2. Create a single-page AI output review protocol for your office. This doesn't need to be a 20-page policy. It needs to answer: who on the team is authorized to use AI tools, which tools are approved, and what verification step must occur before AI-generated text enters any court filing or client deliverable. A paralegal who knows the rule is not a supervisory failure. A paralegal who doesn't is.

3. Revisit your fee agreements with one specific question in mind. Does your current retainer agreement contemplate AI-assisted work? If you bill hourly, does it explain that you may use technology to improve efficiency, and that the client benefits from the time savings while still paying for your professional judgment? A single paragraph addressing this now is far cleaner than an uncomfortable fee dispute later — or a grievance alleging you billed for work an AI performed in minutes.

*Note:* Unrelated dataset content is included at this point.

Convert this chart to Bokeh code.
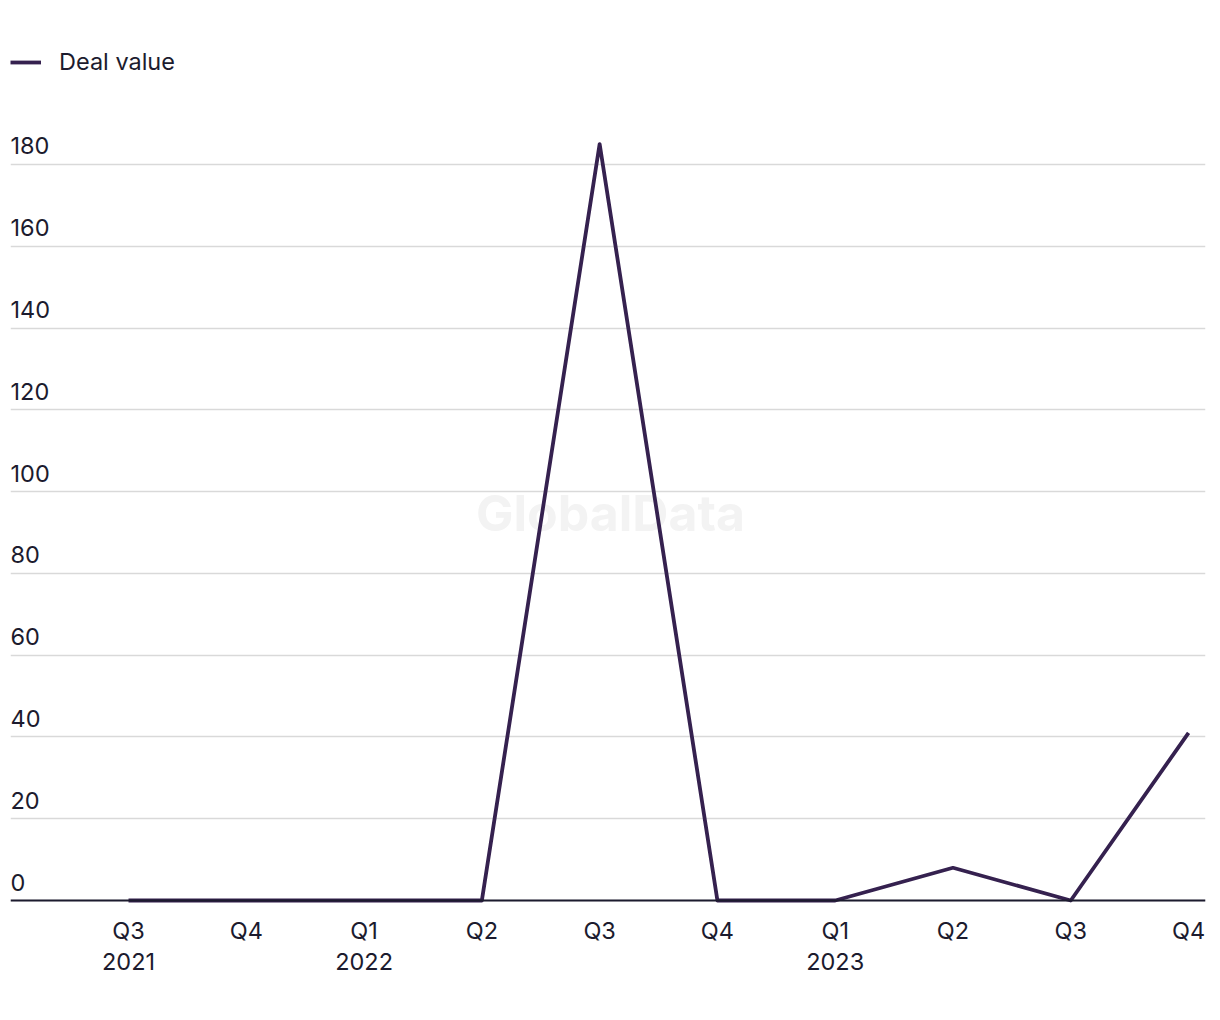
from bokeh.plotting import figure
from bokeh.models import Range1d, FixedTicker, Span, Legend, LegendItem, LabelSet, Label, ColumnDataSource
from bokeh.core.properties import value
from bokeh.embed import file_html
from bokeh.resources import INLINE

quarters = ["Q3\n2021", "Q4", "Q1\n2022", "Q2", "Q3", "Q4", "Q1\n2023", "Q2", "Q3", "Q4"]
deal_value = [0, 0, 0, 0, 185, 0, 0, 8, 0, 41]
y_ticks = [0, 20, 40, 60, 80, 100, 120, 140, 160, 180]

FONT = "Inter"
FS = "23.5px"
TXT = "#1c1b2e"
LINE = "#35214f"

xs = list(range(len(quarters)))
px_per_unit = 4.0889

p = figure(width=1220, height=1020, output_backend="svg", toolbar_location=None,
           x_range=Range1d(-1.002, 9.144),
           y_range=Range1d(-5 / px_per_unit, 880 / px_per_unit),
           min_border_left=10, min_border_right=15, min_border_top=20, min_border_bottom=115)
p.outline_line_color = None
p.background_fill_color = "white"
p.yaxis.visible = False
p.xgrid.visible = False
p.ygrid.ticker = FixedTicker(ticks=y_ticks)
p.ygrid.grid_line_color = "#d9d9d9"
p.ygrid.grid_line_width = 1.5

p.xaxis.ticker = FixedTicker(ticks=xs)
p.xaxis.major_label_overrides = {i: q for i, q in enumerate(quarters)}
p.xaxis.axis_line_color = None
p.xaxis.major_tick_line_color = None
p.xaxis.minor_tick_line_color = None
p.xaxis.major_label_text_font = FONT
p.xaxis.major_label_text_font_size = FS
p.xaxis.major_label_text_color = TXT
p.xaxis.major_label_text_line_height = 1.08
p.xaxis.major_label_standoff = 4

# watermark
p.add_layout(Label(x=600, y=393, x_units="screen", y_units="screen", text="GlobalData",
                   text_font=FONT, text_font_style="bold", text_font_size="50px",
                   text_color="#f3f3f3", text_align="center", text_baseline="middle",
                   level="underlay"))

p.add_layout(Span(location=0, dimension="width", line_color=TXT, line_width=2))

r = p.line(xs, deal_value, line_color=LINE, line_width=3.8, line_join="round")

src = ColumnDataSource(dict(y=y_ticks, t=[str(v) for v in y_ticks], x=[0] * len(y_ticks)))
p.add_layout(LabelSet(x="x", y="y", text="t", source=src, x_units="screen", y_offset=10,
                      text_font=value(FONT), text_font_size=value(FS), text_color=TXT,
                      text_align="left", text_baseline="bottom"))

legend = Legend(items=[LegendItem(label="Deal value", renderers=[r])],
                location=(0, 829), padding=0, margin=0, spacing=0,
                border_line_color=None, background_fill_alpha=0,
                glyph_width=31, glyph_height=20, label_standoff=18,
                label_text_font=FONT, label_text_font_size=FS, label_text_color=TXT)
p.add_layout(legend)

open("out.html", "w").write(file_html(p, INLINE))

Opinion 512 isn't the finish line on AI ethics guidance — it's the starting line. State bars, including New Jersey's, will issue their own formal opinions in the months and years ahead. Firms that have already built the operational scaffolding to meet these standards will adapt easily. Firms that are still winging it will find themselves retrofitting a policy under pressure.

The time to build that scaffolding is before the complaint, not after.